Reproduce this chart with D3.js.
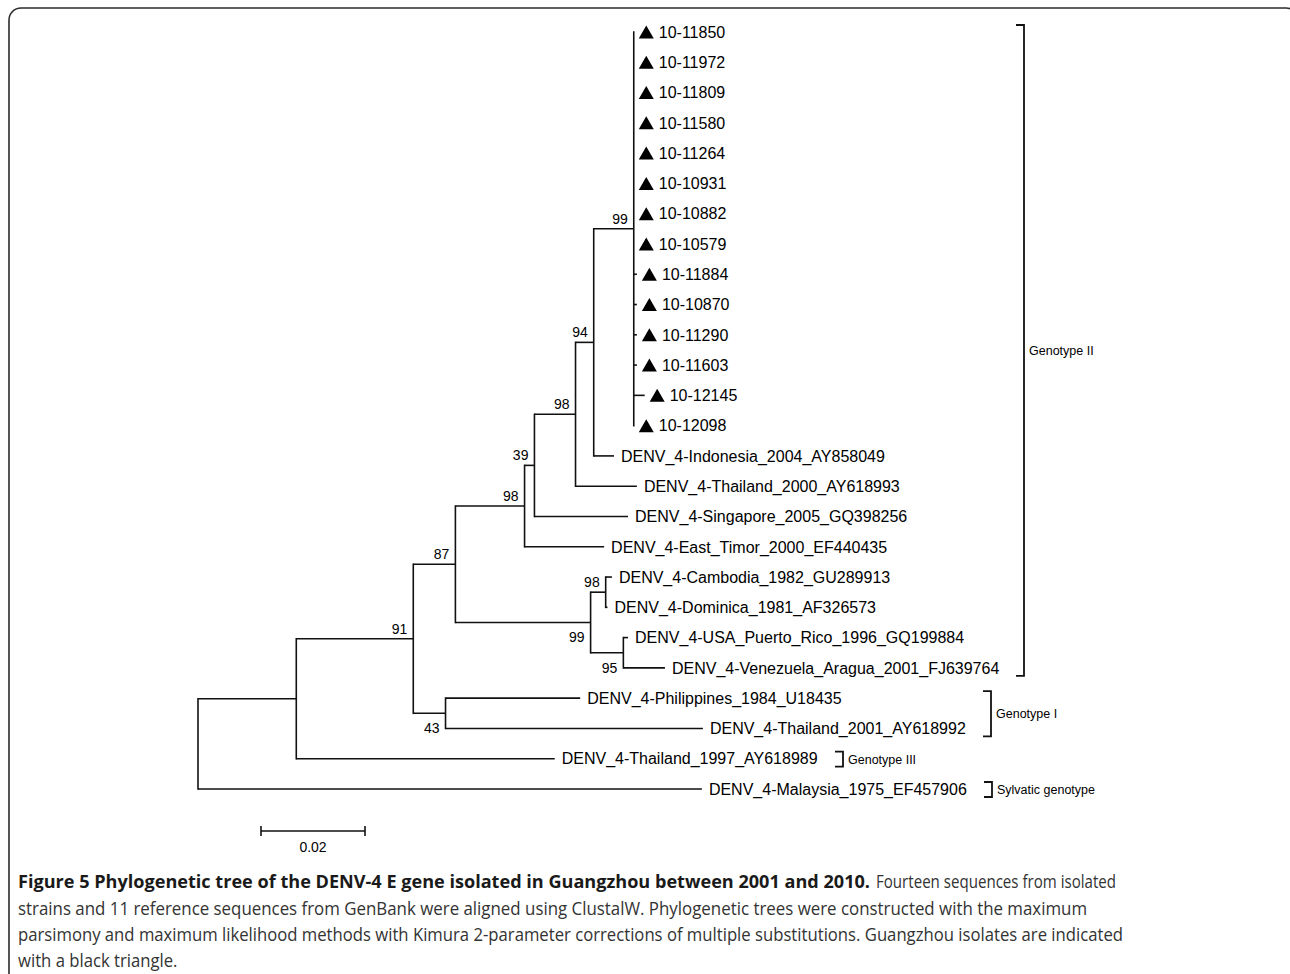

--

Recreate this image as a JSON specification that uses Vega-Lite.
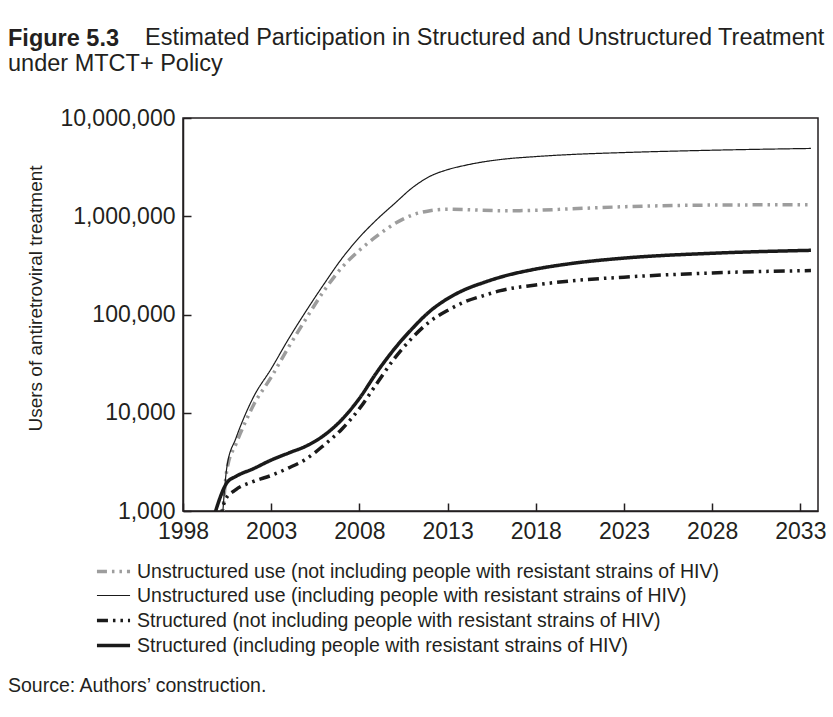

--

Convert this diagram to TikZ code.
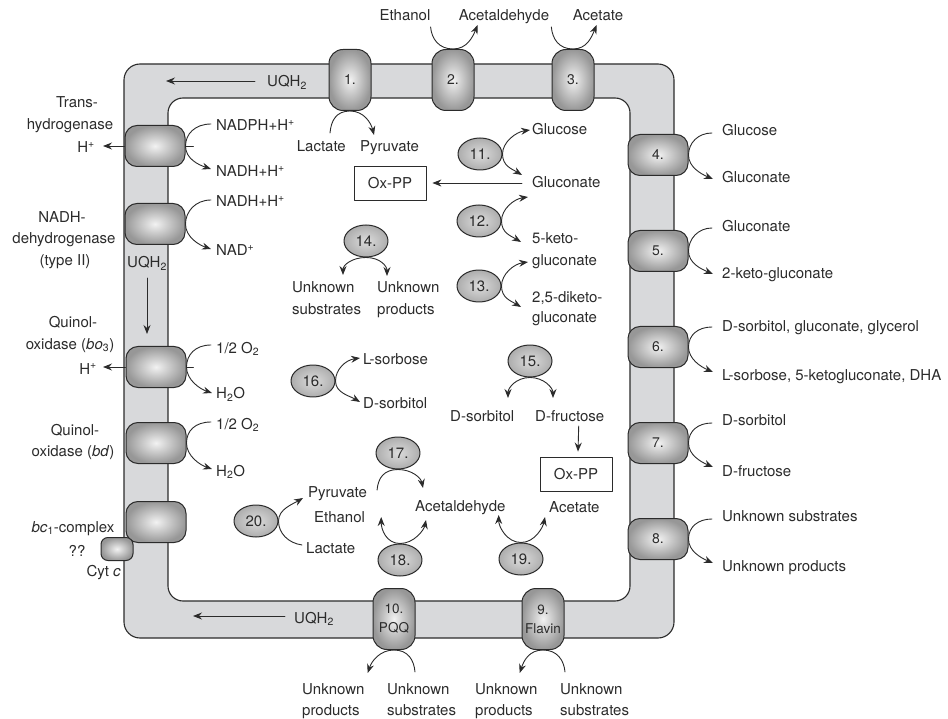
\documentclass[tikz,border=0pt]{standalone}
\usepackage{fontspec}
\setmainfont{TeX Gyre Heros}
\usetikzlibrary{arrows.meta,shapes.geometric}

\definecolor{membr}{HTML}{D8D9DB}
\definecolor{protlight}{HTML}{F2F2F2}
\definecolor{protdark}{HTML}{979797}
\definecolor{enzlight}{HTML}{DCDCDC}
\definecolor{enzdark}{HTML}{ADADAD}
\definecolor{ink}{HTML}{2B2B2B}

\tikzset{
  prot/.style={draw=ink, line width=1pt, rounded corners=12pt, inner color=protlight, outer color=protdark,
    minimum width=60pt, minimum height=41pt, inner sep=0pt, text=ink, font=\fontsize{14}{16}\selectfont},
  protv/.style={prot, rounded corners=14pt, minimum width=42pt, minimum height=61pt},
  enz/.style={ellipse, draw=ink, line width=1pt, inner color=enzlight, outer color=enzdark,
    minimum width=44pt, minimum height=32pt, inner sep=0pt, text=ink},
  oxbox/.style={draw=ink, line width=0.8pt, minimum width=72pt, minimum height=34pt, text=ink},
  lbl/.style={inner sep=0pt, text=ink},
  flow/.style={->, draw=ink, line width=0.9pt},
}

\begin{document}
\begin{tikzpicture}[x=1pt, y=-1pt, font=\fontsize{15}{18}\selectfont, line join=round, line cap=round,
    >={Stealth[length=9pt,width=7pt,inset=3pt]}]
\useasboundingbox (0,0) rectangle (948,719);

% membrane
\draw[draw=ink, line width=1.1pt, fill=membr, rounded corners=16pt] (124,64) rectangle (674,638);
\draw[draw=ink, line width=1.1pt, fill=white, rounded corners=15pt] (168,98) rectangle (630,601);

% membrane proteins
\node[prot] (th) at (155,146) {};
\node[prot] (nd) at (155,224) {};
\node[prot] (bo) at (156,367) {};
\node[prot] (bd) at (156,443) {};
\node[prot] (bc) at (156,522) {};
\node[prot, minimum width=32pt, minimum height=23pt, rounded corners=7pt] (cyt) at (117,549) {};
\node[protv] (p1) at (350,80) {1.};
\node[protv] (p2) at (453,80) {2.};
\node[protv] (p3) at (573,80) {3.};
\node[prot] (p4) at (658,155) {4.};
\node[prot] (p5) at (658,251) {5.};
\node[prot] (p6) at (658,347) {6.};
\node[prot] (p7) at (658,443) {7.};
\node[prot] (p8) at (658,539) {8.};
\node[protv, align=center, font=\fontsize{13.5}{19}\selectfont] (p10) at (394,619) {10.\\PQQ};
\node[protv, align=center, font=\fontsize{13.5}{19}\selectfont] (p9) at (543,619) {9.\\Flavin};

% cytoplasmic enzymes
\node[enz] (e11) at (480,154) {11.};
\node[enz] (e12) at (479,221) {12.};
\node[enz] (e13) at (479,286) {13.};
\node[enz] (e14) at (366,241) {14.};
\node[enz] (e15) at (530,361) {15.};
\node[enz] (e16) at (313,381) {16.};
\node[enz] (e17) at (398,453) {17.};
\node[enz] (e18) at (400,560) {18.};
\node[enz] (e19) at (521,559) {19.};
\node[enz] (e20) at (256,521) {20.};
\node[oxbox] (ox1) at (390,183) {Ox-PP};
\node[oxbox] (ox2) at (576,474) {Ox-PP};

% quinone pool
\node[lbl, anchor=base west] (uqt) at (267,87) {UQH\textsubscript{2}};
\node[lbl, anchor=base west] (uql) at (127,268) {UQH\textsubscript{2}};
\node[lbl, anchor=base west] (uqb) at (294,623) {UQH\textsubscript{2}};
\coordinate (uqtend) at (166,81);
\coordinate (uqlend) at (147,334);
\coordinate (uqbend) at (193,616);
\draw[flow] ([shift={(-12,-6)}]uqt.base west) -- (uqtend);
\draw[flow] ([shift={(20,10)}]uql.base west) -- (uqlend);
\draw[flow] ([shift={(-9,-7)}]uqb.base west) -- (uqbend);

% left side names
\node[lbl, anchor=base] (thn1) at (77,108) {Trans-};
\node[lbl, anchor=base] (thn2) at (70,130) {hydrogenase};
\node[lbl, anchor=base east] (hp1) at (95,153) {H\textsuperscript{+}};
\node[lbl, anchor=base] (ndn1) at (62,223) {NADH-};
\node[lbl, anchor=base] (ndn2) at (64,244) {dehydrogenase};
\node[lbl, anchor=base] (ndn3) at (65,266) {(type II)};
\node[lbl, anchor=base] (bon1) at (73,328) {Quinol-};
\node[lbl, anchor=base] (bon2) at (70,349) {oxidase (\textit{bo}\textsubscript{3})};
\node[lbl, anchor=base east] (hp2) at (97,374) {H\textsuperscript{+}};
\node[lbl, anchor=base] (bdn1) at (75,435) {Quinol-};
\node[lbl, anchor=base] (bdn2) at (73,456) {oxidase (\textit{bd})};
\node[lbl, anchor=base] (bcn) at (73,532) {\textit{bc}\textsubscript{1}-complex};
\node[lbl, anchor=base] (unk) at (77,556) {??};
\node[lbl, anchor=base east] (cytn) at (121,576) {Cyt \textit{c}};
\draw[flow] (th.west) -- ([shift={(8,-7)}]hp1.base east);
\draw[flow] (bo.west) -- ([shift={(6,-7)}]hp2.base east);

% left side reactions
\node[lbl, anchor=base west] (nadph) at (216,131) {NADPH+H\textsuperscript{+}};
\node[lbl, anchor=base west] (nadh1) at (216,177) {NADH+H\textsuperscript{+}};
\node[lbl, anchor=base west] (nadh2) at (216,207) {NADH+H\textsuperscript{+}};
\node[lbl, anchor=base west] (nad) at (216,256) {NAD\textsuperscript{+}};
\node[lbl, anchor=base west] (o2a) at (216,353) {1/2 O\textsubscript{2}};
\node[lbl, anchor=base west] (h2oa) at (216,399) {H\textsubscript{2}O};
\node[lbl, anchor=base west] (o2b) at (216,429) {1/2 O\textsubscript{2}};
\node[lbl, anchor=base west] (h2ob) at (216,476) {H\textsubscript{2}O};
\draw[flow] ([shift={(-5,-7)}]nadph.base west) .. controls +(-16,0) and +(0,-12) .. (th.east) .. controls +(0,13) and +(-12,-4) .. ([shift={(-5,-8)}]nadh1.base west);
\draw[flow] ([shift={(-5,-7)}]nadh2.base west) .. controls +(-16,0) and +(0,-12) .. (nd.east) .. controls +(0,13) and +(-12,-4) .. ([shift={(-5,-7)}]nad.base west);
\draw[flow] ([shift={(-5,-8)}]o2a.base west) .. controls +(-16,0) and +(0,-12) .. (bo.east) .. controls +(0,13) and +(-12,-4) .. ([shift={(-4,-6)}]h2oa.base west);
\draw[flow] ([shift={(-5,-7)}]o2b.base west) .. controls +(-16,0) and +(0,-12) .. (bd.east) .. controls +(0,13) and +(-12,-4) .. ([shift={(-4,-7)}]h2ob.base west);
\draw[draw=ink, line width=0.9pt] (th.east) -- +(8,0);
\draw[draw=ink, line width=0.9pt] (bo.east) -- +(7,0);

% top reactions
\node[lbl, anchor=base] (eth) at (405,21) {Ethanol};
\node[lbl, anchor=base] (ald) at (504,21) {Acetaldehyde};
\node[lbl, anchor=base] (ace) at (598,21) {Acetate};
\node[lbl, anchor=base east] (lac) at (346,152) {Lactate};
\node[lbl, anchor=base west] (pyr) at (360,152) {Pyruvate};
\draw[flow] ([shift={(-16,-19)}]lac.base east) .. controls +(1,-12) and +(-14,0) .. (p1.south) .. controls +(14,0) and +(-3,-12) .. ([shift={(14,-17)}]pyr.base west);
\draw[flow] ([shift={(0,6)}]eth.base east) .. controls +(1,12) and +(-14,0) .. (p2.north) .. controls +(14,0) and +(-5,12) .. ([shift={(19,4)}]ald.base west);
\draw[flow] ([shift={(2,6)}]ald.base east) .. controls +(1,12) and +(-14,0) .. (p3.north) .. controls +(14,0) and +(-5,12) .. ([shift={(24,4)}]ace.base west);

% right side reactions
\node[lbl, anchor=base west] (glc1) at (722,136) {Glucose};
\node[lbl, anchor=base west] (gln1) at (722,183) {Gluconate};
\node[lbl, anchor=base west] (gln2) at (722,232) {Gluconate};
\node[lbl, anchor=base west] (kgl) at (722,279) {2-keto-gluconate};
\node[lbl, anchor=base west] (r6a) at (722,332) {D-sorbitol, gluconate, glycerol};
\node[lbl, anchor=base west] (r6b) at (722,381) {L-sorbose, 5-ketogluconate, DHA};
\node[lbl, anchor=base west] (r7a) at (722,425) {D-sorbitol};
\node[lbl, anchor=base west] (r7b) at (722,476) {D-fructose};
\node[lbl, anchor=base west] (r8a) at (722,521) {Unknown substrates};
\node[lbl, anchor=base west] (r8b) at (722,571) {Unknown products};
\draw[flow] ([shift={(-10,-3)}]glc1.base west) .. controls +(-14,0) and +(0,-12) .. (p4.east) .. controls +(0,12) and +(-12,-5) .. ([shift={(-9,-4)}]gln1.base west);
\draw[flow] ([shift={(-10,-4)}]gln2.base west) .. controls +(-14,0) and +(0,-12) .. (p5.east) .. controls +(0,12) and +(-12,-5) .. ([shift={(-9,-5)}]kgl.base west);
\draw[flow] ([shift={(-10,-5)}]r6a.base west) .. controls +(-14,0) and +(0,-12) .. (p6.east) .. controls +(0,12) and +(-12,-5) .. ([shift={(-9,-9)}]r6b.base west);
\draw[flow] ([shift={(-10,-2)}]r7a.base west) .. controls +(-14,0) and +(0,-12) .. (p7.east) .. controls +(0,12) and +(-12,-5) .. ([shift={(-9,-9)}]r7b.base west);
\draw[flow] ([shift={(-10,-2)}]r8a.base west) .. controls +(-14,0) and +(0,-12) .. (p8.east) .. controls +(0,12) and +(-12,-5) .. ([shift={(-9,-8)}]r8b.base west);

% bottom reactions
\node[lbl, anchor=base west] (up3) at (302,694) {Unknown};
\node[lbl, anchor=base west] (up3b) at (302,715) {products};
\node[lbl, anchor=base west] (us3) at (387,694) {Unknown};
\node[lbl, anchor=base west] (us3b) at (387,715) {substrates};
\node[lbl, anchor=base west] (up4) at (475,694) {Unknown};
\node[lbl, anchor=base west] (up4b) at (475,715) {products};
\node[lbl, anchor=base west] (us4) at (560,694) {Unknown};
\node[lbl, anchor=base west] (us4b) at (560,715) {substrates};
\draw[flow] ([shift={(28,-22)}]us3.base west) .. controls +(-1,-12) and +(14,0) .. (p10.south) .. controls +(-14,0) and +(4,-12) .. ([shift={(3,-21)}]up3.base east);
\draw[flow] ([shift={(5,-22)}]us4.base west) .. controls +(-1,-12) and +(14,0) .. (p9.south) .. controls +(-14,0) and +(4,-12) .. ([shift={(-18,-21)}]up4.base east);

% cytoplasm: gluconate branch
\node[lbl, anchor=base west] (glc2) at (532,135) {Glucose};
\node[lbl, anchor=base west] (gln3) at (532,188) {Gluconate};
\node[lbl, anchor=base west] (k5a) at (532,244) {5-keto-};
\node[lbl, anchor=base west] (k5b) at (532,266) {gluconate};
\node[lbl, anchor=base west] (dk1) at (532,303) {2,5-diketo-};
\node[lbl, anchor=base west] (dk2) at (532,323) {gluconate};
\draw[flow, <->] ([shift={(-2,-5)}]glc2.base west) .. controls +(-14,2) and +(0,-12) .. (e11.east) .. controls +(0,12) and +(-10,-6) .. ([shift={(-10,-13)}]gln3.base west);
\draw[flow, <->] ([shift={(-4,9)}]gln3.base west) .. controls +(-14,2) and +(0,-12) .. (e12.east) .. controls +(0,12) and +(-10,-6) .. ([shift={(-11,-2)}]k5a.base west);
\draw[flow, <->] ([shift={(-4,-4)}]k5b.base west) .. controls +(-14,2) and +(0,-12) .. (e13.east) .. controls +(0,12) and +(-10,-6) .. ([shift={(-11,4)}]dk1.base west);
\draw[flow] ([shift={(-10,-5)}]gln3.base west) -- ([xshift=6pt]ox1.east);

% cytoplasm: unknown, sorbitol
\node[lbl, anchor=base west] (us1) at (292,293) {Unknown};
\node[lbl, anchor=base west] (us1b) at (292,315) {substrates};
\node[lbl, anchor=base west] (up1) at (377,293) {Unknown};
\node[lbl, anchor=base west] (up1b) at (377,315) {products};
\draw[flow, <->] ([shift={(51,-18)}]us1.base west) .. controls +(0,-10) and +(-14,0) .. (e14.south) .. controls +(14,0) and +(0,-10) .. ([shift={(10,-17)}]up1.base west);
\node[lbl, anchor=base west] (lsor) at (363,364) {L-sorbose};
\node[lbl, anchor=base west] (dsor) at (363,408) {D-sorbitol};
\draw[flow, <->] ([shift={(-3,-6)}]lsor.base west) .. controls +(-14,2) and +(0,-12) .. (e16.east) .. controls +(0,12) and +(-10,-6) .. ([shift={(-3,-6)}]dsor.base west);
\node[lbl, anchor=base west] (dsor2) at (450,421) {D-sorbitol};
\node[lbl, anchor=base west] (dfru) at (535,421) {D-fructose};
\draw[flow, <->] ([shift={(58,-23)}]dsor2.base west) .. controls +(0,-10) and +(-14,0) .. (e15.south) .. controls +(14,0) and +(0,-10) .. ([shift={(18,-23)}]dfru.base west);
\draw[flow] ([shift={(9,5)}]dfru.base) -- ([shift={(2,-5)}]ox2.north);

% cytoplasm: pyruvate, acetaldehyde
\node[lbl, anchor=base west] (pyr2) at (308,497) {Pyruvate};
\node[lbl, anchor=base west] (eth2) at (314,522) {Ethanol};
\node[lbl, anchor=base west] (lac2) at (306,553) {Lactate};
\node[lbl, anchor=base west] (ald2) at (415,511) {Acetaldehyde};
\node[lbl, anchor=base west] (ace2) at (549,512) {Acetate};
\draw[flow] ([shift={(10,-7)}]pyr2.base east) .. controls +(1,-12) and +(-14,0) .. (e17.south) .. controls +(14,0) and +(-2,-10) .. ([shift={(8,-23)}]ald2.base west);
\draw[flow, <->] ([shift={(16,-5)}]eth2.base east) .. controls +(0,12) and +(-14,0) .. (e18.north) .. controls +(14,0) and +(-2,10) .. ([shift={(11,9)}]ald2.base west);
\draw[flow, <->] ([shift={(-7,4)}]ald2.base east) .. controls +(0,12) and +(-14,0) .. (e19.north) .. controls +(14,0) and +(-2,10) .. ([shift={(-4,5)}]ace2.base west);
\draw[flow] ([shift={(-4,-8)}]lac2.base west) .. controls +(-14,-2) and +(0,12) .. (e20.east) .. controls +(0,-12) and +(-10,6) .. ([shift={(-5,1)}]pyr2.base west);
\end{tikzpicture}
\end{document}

THE REQUEST
Copy out every line from the material above in which the word "this" appears.

PROBLEM SOLUTION
Reproduce this chart with D3.js.
Recreate this image as a JSON specification that uses Vega-Lite.
Convert this diagram to TikZ code.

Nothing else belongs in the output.